Abstract

Fixing software bugs can be colossally expensive, especially if they are discovered in the later phases of the software development life cycle. As such, bug prediction has been a classic problem for the research community. As of now, the Google Scholar site generates ∼ 113,000 hits if searched with the “bug prediction” phrase. Despite this staggering effort by the research community, bug prediction research is criticized for not being decisively adopted in practice. A significant problem of the existing research is the granularity level (i.e., class/file level) at which bug prediction is historically studied. Practitioners find it difficult and time-consuming to locate bugs at the class/file level granularity.
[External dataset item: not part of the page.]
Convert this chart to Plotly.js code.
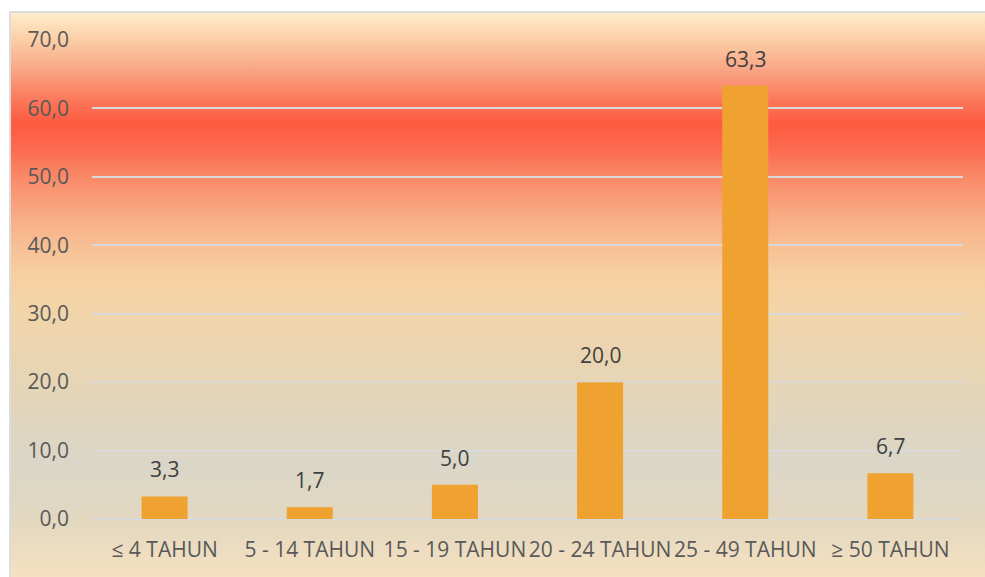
<!DOCTYPE html>
<html>
<head>
<meta charset="utf-8">
<script src="https://cdn.plot.ly/plotly-3.0.1.min.js"></script>
<style>
  html, body { margin: 0; padding: 0; background: #ffffff; }
  #wrap { position: relative; width: 985px; height: 577px; overflow: hidden; }
  #bg {
    position: absolute; left: 9px; top: 11px; right: 0; bottom: 0;
    border-left: 2px solid #DCDCDC; border-top: 2px solid #DCDCDC;
    background: linear-gradient(to bottom,
      #FEEDCB 0px,
      #FBCBA3 29px,
      #F9A283 59px,
      #FC7558 89px,
      #FE5A40 111px,
      #FB6D52 139px,
      #F98E6C 169px,
      #F8B08A 209px,
      #F6CFA0 259px,
      #F3D4A7 289px,
      #E6D5B6 369px,
      #DAD6C7 449px,
      #E3D8C0 509px,
      #F7E1C1 566px);
  }
  #chart { position: absolute; left: 0; top: 0; width: 985px; height: 577px; }
</style>
</head>
<body>
<div id="wrap">
  <div id="bg"></div>
  <div id="chart"></div>
</div>
<script>
const categories = ["≤ 4 TAHUN", "5 - 14 TAHUN", "15 - 19 TAHUN", "20 - 24 TAHUN", "25 - 49 TAHUN", "≥ 50 TAHUN"];
const values = [3.3, 1.7, 5.0, 20.0, 63.3, 6.7];
const valueLabels = ["3,3", "1,7", "5,0", "20,0", "63,3", "6,7"];

const trace = {
  type: "bar",
  x: categories,
  y: values,
  marker: { color: "#EFA22F" },
  hoverinfo: "x+y"
};

const annotations = categories.map((c, i) => ({
  x: c, y: values[i], xref: "x", yref: "y",
  text: valueLabels[i], showarrow: false,
  yanchor: "bottom", yshift: 11,
  font: { family: "Open Sans, sans-serif", size: 21, color: "#404040" }
}));

const layout = {
  width: 985, height: 577,
  margin: { l: 92, r: 22, t: 40, b: 58 },
  paper_bgcolor: "rgba(0,0,0,0)",
  plot_bgcolor: "rgba(0,0,0,0)",
  separators: ",.",
  bargap: 0.683,
  showlegend: false,
  font: { family: "Open Sans, sans-serif", size: 21, color: "#595959" },
  xaxis: {
    type: "category",
    showgrid: false, zeroline: false, showline: false,
    ticks: "", ticklabelstandoff: 16,
    tickfont: { family: "Open Sans, sans-serif", size: 21, color: "#595959" }
  },
  yaxis: {
    range: [0, 70], dtick: 10, tick0: 0,
    tickformat: ".1f",
    showgrid: true, gridcolor: "#D9D9D9", gridwidth: 2,
    zeroline: true, zerolinecolor: "#D9D9D9", zerolinewidth: 2,
    showline: false, ticks: "", ticklabelstandoff: 22,
    tickfont: { family: "Open Sans, sans-serif", size: 21, color: "#595959" }
  },
  annotations: annotations
};

Plotly.newPlot("chart", [trace], layout, { displayModeBar: false, staticPlot: true });
</script>
</body>
</html>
Consequently, method-level bug prediction has become popular in the last decade. We ask, are these method-level bug prediction models ready for industry use? Unfortunately, the answer is no . The reported high accuracies of these models dwindle significantly if we evaluate them in different realistic time-sensitive contexts. It may seem hopeless at first, but encouragingly, we show that future method-level bug prediction can be improved significantly. In general, we show how to reliably evaluate future method-level bug prediction models, and how to improve them by focusing on four different improvement avenues: building noise-free bug data, addressing concept drift, selecting similar training projects, and developing a mixture of models. Our findings are based on three publicly available method-level bug datasets, and a newly built bug dataset of 774,051 Java methods originating from 49 open-source software projects.